YOUR OBJECTIVE: Please output the data below exactly as given, starting at its first line and stopping after the line that contains "(72,108) -- cycle;".

___ SUPPLIED RECORDS ___

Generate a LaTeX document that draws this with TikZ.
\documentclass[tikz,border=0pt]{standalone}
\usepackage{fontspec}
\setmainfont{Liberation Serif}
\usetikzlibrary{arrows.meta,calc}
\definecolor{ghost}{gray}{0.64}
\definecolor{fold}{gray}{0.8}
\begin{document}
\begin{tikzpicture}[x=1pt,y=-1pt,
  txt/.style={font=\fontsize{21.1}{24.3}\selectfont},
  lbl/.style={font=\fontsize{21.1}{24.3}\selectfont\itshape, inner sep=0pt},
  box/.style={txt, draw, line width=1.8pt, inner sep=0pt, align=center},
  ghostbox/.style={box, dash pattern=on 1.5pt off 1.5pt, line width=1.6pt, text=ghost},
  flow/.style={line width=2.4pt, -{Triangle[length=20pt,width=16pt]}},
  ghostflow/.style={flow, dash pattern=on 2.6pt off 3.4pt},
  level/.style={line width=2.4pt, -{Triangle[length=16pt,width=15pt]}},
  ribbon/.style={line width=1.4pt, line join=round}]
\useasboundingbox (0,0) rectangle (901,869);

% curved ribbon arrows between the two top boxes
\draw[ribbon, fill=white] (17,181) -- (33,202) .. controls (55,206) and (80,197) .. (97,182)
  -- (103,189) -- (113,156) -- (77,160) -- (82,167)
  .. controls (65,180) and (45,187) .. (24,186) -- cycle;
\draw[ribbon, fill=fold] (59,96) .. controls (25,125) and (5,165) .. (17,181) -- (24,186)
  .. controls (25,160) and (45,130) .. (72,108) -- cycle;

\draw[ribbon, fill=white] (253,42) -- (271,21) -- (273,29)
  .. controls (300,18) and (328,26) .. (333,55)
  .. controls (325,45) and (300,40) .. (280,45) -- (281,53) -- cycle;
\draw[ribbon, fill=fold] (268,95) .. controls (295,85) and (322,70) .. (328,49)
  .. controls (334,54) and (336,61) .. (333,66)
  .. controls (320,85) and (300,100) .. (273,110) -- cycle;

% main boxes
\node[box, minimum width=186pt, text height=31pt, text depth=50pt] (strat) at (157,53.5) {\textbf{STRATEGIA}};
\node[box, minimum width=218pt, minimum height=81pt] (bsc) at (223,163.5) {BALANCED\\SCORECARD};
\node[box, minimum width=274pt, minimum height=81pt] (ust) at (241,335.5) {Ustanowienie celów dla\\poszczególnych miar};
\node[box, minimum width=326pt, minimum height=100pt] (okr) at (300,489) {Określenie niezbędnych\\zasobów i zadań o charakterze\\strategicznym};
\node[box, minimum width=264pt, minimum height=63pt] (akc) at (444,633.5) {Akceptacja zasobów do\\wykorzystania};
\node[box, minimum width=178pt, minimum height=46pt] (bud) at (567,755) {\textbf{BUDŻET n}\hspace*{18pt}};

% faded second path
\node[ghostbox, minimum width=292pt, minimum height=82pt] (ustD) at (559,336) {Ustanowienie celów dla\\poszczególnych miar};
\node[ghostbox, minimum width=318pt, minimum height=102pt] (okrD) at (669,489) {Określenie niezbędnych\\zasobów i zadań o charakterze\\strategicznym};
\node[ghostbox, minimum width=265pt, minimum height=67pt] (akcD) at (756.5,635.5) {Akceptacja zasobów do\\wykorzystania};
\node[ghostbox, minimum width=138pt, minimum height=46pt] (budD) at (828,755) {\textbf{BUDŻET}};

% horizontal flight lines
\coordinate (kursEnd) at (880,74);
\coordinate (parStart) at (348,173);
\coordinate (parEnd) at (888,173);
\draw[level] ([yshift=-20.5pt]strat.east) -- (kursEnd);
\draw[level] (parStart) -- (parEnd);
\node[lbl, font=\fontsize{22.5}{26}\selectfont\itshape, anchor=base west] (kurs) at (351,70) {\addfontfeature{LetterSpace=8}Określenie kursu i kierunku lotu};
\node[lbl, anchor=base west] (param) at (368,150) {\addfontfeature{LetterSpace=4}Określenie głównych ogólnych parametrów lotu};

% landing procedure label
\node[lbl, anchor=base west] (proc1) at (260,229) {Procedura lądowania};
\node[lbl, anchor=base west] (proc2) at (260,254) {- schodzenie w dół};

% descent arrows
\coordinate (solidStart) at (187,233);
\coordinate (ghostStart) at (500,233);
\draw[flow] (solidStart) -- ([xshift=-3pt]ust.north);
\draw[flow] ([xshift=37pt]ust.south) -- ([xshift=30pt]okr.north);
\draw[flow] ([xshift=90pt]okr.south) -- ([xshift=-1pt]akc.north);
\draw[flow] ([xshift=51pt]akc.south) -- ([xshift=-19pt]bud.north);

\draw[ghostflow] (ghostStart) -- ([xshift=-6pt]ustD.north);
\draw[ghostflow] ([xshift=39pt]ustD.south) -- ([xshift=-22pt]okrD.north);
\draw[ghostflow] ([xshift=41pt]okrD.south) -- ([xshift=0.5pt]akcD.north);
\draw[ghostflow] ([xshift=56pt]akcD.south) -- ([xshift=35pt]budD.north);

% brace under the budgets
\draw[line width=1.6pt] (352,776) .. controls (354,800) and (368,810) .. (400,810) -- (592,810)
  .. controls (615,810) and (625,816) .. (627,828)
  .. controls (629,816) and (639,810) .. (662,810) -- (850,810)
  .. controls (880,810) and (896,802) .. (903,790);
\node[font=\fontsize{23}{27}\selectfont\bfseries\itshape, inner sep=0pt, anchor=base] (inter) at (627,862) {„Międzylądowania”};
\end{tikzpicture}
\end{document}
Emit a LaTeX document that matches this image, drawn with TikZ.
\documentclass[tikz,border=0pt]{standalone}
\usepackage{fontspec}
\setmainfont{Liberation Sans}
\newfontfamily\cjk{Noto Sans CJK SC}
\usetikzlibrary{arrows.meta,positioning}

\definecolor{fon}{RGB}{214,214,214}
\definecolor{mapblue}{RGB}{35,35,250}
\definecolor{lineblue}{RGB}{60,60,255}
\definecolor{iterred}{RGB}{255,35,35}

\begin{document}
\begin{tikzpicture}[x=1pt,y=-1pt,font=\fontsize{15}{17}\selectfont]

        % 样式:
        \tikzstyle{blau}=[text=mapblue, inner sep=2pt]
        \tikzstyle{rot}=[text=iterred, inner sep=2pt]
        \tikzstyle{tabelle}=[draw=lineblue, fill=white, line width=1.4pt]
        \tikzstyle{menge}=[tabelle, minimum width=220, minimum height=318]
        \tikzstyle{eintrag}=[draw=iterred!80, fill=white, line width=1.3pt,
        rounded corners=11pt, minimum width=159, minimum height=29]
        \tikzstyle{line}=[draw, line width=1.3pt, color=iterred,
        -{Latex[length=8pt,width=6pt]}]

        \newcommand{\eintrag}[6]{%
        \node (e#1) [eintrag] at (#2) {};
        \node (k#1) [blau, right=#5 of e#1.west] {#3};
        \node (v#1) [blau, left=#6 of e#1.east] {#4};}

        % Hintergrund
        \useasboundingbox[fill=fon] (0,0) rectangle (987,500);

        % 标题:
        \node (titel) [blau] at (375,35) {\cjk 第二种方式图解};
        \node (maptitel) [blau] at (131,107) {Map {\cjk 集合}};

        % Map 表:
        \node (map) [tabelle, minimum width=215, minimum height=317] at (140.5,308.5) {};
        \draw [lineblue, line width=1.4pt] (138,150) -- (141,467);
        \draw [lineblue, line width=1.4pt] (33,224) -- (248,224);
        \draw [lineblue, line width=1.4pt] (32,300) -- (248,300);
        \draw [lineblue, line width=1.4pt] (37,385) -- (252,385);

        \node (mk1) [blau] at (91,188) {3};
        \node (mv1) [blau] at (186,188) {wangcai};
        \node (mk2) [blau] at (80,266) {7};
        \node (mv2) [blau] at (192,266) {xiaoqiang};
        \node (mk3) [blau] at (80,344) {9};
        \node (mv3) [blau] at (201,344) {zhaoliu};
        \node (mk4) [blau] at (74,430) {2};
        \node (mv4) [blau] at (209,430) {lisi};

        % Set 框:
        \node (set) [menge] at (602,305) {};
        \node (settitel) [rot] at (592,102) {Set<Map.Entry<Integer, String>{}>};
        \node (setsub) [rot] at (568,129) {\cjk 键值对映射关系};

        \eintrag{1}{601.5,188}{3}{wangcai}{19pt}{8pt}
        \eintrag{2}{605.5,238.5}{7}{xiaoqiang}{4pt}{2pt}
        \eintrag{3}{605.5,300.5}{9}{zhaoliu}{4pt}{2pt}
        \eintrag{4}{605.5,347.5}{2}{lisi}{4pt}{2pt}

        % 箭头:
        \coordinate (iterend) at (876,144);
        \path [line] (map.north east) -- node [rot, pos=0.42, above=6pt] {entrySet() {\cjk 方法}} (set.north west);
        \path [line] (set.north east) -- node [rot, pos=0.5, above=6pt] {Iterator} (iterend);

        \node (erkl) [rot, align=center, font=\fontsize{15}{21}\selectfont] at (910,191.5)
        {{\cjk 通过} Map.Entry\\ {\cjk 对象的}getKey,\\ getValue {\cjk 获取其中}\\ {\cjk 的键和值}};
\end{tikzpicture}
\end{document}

___

TASK RESULT:
Generate a LaTeX document that draws this with TikZ.
\documentclass[tikz,border=0pt]{standalone}
\usepackage{fontspec}
\setmainfont{Liberation Serif}
\usetikzlibrary{arrows.meta,calc}
\definecolor{ghost}{gray}{0.64}
\definecolor{fold}{gray}{0.8}
\begin{document}
\begin{tikzpicture}[x=1pt,y=-1pt,
  txt/.style={font=\fontsize{21.1}{24.3}\selectfont},
  lbl/.style={font=\fontsize{21.1}{24.3}\selectfont\itshape, inner sep=0pt},
  box/.style={txt, draw, line width=1.8pt, inner sep=0pt, align=center},
  ghostbox/.style={box, dash pattern=on 1.5pt off 1.5pt, line width=1.6pt, text=ghost},
  flow/.style={line width=2.4pt, -{Triangle[length=20pt,width=16pt]}},
  ghostflow/.style={flow, dash pattern=on 2.6pt off 3.4pt},
  level/.style={line width=2.4pt, -{Triangle[length=16pt,width=15pt]}},
  ribbon/.style={line width=1.4pt, line join=round}]
\useasboundingbox (0,0) rectangle (901,869);

% curved ribbon arrows between the two top boxes
\draw[ribbon, fill=white] (17,181) -- (33,202) .. controls (55,206) and (80,197) .. (97,182)
  -- (103,189) -- (113,156) -- (77,160) -- (82,167)
  .. controls (65,180) and (45,187) .. (24,186) -- cycle;
\draw[ribbon, fill=fold] (59,96) .. controls (25,125) and (5,165) .. (17,181) -- (24,186)
  .. controls (25,160) and (45,130) .. (72,108) -- cycle;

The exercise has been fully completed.